Well…I think I will write some quick thoughts on Tiger Woods, since he is an icon after all and design does seem to follow him around a bit.
This is slightly off topic, however, I felt compelled to introduce a concept that many are not talking about and deserves some consideration. There is a relationship between major cultural icons, advertising, marketing, design and the human experience. I think we are seeing some of this unfold here…
If you are a public figure that makes all of their money being in the spotlight, then I am sorry, you do subject yourself to the spotlight (still) regardless if you feel that you are shown well in that light (or not).
Nike, Accenture, Gatorade, TagHeuer, American Express…all jumped onto the Tiger Inc. bandwagon because he was very good at hitting a little white ball around. Well, of course, they want a solid, upstanding gentleman who is also of course a winner. They shaped and formed this icon into this perfect human being.
However, we all know that humans are not perfect…but regardless, advertisers still create ads with beautiful women (hide the airbrush please) and create a powerful reaction of envy. This reaction is one of the components leading to the purchase of "X" (enter product or service here). This is no secret…
It is effective, that is why some are able to rake in $100,000,000 dollars worth of endorsements per year.
But humans aren't perfect. This also isn't a secret.
So…Tiger, you are human after all. Great…welcome! There is nothing wrong with being human…we all do make mistakes. Please do us all a favor and just admit to mistakes and talk to us as other human beings (we are actually a very forgiving race).
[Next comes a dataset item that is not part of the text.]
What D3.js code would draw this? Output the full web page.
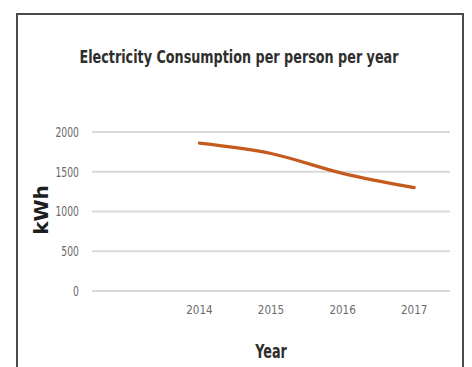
<!DOCTYPE html>
<html>
<head>
<meta charset="utf-8">
<script src="https://cdn.jsdelivr.net/npm/d3@7"></script>
<style>
  html, body { margin: 0; padding: 0; background: #fff; }
  svg { display: block; }
</style>
</head>
<body>
<svg id="chart" width="472" height="367"></svg>
<script>
// Annual electricity use per person (kWh)
const years = ["2014", "2015", "2016", "2017"];
const consumption = [1860, 1730, 1480, 1300];
const yTicks = [0, 500, 1000, 1500, 2000];

const svg = d3.select("#chart");
const W = 472, H = 367;
const font = "'DejaVu Sans', 'Liberation Sans', sans-serif";

// Chart frame
svg.append("rect")
  .attr("x", 17).attr("y", 14)
  .attr("width", 446).attr("height", H)
  .attr("fill", "#fff")
  .attr("stroke", "#4a4a4a")
  .attr("stroke-width", 2);

const plot = { left: 92, right: 450, top: 132, bottom: 291 };
const bandW = (plot.right - plot.left) / 5;

// Years occupy the last four of five equal slots on the category axis
const x = d3.scaleBand()
  .domain(years)
  .range([plot.left + bandW, plot.right]);

const y = d3.scaleLinear()
  .domain([0, 2000])
  .range([plot.bottom, plot.top]);

// Horizontal gridlines
svg.append("g")
  .selectAll("line")
  .data(yTicks)
  .join("line")
  .attr("x1", plot.left).attr("x2", plot.right)
  .attr("y1", d => y(d)).attr("y2", d => y(d))
  .attr("stroke", "#d9d9d9")
  .attr("stroke-width", 2);

// Y axis tick labels (condensed by a horizontal squeeze)
const yAxis = d3.axisLeft(y).tickValues(yTicks).tickFormat(d3.format("d")).tickSize(0).tickPadding(0);
const gy = svg.append("g")
  .attr("transform", `translate(${plot.left - 13},0)`)
  .call(yAxis);
gy.select(".domain").remove();
gy.selectAll("text")
  .attr("font-family", font)
  .attr("font-size", 14)
  .attr("fill", "#6a6a6a")
  .attr("transform", "scale(0.66,1)");

// X axis tick labels
const xAxis = d3.axisBottom(x).tickSize(0).tickPadding(0);
const gx = svg.append("g")
  .attr("transform", `translate(0,${plot.bottom + 14})`)
  .call(xAxis);
gx.select(".domain").remove();
gx.selectAll("text")
  .attr("font-family", font)
  .attr("font-size", 13)
  .attr("fill", "#6a6a6a")
  .attr("transform", "scale(0.8,1)");

// Consumption line
const line = d3.line()
  .x((d, i) => x(years[i]) + x.bandwidth() / 2)
  .y(d => y(d))
  .curve(d3.curveMonotoneX);

svg.append("path")
  .datum(consumption)
  .attr("d", line)
  .attr("fill", "none")
  .attr("stroke", "#c55a1e")
  .attr("stroke-width", 3.2)
  .attr("stroke-linecap", "round");

// Titles
svg.append("text")
  .attr("transform", "translate(239,63) scale(0.71,1)")
  .attr("text-anchor", "middle")
  .attr("font-family", font)
  .attr("font-weight", "bold")
  .attr("font-size", 18)
  .attr("fill", "#2e2e2e")
  .text("Electricity Consumption per person per year");

svg.append("text")
  .attr("transform", "translate(48,210) rotate(-90)")
  .attr("text-anchor", "middle")
  .attr("font-family", font)
  .attr("font-weight", "bold")
  .attr("font-size", 20)
  .attr("fill", "#1e1e1e")
  .text("kWh");

svg.append("text")
  .attr("transform", "translate(271,358) scale(0.64,1)")
  .attr("text-anchor", "middle")
  .attr("font-family", font)
  .attr("font-weight", "bold")
  .attr("font-size", 20)
  .attr("fill", "#2e2e2e")
  .text("Year");
</script>
</body>
</html>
I am not interested at all in some Tiger, Inc. manufactured BS like a post on your website or a "blame it on a disease/disorder" kind of thing, where you get "relieved" from some foreign ailment that you are not really accountable for.
How do you combat this contradiction of Tiger?
People think you are a hypocrite because of this manufactured image of who you really aren't. That is major corporate advertising creating that image. That isn't you. Maybe you have been so focused on golf for so long and constantly led down this path of sponsorship, that you never had the chance to even find out who you really are. Who knows? Again, you are a human being and making mistakes is not a bad thing…it is perfectly normal.
Talk to us authentically about the situation. Sure, you'll lose a few endorsements…but you will easily replace them with companies who's customers value authenticity. But that isn't much of a concern. You have more than enough dough to last several lifetimes. The main impact, and I hope this gets to you one way or another, is that you are able to reach people who really did look up to this "perfect" human (especially children) and learn that envy is indeed ignorance…that everyone is human and everyone makes mistakes. Furthermore, they will understand that being "the best" at something doesn't always equal happiness (in fact, it might be at the expense of happiness or balance in your life)…or having a ton of money doesn't always equal happiness…but being true to yourself and maintaining your integrity (as imperfect as that might be) is more important than anything.